** Working data **
--

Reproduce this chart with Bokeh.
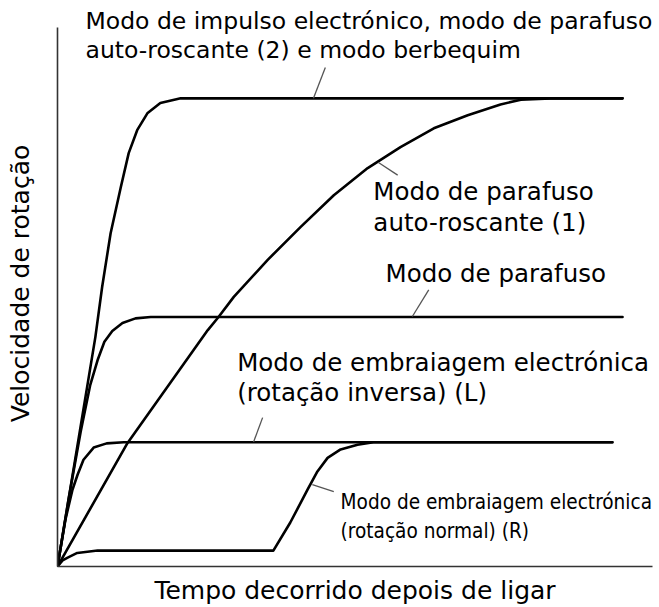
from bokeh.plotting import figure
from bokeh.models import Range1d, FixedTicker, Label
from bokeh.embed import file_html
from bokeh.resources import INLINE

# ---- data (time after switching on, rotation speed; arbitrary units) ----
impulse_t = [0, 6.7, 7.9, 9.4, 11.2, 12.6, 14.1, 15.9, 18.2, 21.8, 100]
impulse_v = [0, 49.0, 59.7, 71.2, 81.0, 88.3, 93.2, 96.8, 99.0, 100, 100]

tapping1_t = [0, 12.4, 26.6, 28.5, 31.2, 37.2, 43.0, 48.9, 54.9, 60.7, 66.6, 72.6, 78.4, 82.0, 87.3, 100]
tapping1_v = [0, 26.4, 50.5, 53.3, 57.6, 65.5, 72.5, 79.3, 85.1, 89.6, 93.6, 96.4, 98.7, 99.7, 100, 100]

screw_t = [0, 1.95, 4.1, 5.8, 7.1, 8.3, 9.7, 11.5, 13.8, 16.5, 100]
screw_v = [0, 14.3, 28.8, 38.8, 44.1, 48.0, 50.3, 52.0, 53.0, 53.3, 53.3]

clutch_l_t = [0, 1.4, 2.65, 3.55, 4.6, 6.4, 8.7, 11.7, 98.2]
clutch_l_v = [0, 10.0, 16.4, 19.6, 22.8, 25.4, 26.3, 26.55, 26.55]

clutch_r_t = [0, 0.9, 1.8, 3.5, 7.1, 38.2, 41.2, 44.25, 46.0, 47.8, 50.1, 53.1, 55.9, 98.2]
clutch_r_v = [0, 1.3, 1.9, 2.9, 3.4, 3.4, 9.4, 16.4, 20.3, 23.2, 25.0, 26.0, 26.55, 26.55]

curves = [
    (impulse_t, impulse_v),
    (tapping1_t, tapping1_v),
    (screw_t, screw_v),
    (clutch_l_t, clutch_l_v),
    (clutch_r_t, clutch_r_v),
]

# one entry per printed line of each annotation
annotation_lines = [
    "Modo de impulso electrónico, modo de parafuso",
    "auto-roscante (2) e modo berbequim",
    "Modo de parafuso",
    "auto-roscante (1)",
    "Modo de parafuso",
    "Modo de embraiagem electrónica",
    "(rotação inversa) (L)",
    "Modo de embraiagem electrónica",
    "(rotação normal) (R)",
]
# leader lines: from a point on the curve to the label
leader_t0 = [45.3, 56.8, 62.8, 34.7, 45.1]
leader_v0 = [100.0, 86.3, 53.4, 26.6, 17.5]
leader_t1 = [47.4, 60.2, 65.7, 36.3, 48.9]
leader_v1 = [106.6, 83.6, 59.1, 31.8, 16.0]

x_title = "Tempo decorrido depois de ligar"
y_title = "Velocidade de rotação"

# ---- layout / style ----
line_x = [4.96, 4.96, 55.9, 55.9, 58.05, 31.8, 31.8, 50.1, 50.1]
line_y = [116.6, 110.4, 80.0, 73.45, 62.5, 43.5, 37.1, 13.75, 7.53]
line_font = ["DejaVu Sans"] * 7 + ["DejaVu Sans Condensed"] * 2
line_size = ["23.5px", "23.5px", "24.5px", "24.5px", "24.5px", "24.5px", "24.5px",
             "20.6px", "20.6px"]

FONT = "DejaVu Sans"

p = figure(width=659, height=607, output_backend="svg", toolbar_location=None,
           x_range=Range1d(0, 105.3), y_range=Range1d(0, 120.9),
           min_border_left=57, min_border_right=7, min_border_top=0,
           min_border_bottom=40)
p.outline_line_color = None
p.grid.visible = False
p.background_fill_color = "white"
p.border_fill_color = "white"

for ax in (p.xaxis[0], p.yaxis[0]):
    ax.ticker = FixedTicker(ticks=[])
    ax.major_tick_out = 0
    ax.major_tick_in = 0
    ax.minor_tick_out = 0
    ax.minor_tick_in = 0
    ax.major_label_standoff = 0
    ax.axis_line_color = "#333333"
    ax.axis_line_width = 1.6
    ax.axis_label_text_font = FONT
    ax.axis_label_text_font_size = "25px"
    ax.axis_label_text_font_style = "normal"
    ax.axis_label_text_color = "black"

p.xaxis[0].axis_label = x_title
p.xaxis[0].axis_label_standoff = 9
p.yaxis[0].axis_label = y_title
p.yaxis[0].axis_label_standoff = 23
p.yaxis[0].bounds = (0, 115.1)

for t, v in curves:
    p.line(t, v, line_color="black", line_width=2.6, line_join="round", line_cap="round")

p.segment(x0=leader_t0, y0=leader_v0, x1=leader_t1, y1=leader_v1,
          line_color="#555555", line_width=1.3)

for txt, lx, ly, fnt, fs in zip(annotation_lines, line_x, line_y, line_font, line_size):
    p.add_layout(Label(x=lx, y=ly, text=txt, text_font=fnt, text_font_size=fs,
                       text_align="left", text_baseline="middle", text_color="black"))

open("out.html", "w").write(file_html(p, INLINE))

--

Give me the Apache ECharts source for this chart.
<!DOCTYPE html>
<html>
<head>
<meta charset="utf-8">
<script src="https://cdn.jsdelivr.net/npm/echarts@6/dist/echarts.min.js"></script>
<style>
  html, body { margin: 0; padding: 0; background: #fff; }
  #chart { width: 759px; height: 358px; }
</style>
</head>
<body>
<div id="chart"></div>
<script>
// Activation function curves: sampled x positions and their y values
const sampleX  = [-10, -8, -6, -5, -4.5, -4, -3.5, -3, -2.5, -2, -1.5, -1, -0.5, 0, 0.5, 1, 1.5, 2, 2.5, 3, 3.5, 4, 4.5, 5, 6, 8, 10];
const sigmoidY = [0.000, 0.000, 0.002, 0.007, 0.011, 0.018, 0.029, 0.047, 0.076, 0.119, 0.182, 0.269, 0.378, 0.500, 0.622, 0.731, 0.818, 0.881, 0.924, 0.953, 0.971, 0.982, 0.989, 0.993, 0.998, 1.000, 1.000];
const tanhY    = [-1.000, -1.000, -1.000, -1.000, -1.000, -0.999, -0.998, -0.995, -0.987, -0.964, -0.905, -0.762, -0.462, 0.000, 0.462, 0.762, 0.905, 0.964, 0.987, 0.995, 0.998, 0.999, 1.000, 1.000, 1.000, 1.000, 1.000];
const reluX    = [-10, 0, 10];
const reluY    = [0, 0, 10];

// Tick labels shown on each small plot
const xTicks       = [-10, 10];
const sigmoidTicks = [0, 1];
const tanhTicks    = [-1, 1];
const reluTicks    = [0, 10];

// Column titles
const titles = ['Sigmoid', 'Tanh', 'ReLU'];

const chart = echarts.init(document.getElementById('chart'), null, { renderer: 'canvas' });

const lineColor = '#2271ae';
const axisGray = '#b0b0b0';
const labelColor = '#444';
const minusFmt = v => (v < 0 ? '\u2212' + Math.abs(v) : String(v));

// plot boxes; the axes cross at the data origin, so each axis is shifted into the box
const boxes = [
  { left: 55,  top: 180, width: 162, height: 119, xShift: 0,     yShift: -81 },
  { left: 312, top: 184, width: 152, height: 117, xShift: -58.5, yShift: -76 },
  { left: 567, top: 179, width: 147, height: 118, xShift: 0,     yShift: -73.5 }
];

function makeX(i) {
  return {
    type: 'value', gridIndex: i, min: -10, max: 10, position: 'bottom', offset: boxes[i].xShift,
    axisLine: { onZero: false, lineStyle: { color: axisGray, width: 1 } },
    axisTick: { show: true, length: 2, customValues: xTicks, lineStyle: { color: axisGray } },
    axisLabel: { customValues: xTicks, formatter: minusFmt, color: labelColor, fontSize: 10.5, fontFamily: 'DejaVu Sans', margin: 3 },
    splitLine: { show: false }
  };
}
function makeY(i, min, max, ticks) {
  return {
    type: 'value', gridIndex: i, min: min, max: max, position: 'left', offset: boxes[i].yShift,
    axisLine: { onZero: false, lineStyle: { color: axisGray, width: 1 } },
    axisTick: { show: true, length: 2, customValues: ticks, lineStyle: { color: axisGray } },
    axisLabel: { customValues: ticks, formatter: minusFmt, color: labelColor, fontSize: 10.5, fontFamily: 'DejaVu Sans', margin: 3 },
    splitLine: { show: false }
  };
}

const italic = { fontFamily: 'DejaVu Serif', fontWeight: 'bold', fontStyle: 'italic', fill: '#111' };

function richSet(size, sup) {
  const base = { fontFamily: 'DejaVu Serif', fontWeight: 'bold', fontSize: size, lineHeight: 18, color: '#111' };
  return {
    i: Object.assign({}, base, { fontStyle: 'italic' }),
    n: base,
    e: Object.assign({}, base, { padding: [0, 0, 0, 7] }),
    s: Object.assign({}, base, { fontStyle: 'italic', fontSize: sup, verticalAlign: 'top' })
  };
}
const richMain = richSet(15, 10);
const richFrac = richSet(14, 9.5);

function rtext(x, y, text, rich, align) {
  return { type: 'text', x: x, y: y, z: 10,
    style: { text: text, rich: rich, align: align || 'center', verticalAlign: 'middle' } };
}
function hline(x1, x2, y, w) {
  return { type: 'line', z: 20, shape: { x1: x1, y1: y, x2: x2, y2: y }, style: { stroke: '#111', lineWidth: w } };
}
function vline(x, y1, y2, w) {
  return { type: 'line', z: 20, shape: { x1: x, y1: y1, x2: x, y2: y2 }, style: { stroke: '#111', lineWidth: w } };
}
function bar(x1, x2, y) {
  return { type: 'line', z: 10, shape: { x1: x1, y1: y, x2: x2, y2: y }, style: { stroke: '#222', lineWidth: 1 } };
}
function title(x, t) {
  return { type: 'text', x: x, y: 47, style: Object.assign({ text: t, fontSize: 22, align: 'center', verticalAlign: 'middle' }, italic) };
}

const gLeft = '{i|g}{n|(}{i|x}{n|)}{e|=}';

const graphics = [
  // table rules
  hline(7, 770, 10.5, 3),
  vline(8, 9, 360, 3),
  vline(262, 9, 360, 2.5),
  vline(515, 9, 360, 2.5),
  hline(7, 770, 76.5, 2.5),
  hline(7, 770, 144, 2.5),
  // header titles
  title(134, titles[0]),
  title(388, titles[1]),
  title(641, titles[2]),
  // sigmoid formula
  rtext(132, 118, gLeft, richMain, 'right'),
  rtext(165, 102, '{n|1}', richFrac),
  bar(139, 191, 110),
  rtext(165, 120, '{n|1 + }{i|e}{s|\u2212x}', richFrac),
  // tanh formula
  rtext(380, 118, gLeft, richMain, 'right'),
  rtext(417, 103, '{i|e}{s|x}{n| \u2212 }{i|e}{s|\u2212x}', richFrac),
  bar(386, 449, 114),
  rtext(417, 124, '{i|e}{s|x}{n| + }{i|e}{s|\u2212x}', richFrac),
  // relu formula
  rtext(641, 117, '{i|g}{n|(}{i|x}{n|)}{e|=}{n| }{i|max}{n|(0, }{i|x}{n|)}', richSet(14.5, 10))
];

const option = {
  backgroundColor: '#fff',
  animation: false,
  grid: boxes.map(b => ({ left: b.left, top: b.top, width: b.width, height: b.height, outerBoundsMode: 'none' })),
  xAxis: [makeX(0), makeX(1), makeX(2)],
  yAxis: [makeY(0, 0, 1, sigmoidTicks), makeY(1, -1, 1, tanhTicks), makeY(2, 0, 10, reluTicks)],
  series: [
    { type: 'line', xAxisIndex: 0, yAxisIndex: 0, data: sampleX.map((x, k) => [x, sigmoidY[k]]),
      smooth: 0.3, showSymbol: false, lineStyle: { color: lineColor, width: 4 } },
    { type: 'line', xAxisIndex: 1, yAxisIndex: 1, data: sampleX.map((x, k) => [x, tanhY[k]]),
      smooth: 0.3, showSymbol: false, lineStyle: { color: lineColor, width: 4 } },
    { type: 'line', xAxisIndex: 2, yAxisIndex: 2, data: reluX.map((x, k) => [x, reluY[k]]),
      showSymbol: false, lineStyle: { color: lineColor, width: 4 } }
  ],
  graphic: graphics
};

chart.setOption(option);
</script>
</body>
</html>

--

In the listing above, find the line with "Reproduce this chart with Bokeh." and the line with "53.0, 53.3, 53.3]". Set down exactly those lines and everything between them, skipping pictures.

** Result of this task **
Reproduce this chart with Bokeh.
from bokeh.plotting import figure
from bokeh.models import Range1d, FixedTicker, Label
from bokeh.embed import file_html
from bokeh.resources import INLINE

# ---- data (time after switching on, rotation speed; arbitrary units) ----
impulse_t = [0, 6.7, 7.9, 9.4, 11.2, 12.6, 14.1, 15.9, 18.2, 21.8, 100]
impulse_v = [0, 49.0, 59.7, 71.2, 81.0, 88.3, 93.2, 96.8, 99.0, 100, 100]

tapping1_t = [0, 12.4, 26.6, 28.5, 31.2, 37.2, 43.0, 48.9, 54.9, 60.7, 66.6, 72.6, 78.4, 82.0, 87.3, 100]
tapping1_v = [0, 26.4, 50.5, 53.3, 57.6, 65.5, 72.5, 79.3, 85.1, 89.6, 93.6, 96.4, 98.7, 99.7, 100, 100]

screw_t = [0, 1.95, 4.1, 5.8, 7.1, 8.3, 9.7, 11.5, 13.8, 16.5, 100]
screw_v = [0, 14.3, 28.8, 38.8, 44.1, 48.0, 50.3, 52.0, 53.0, 53.3, 53.3]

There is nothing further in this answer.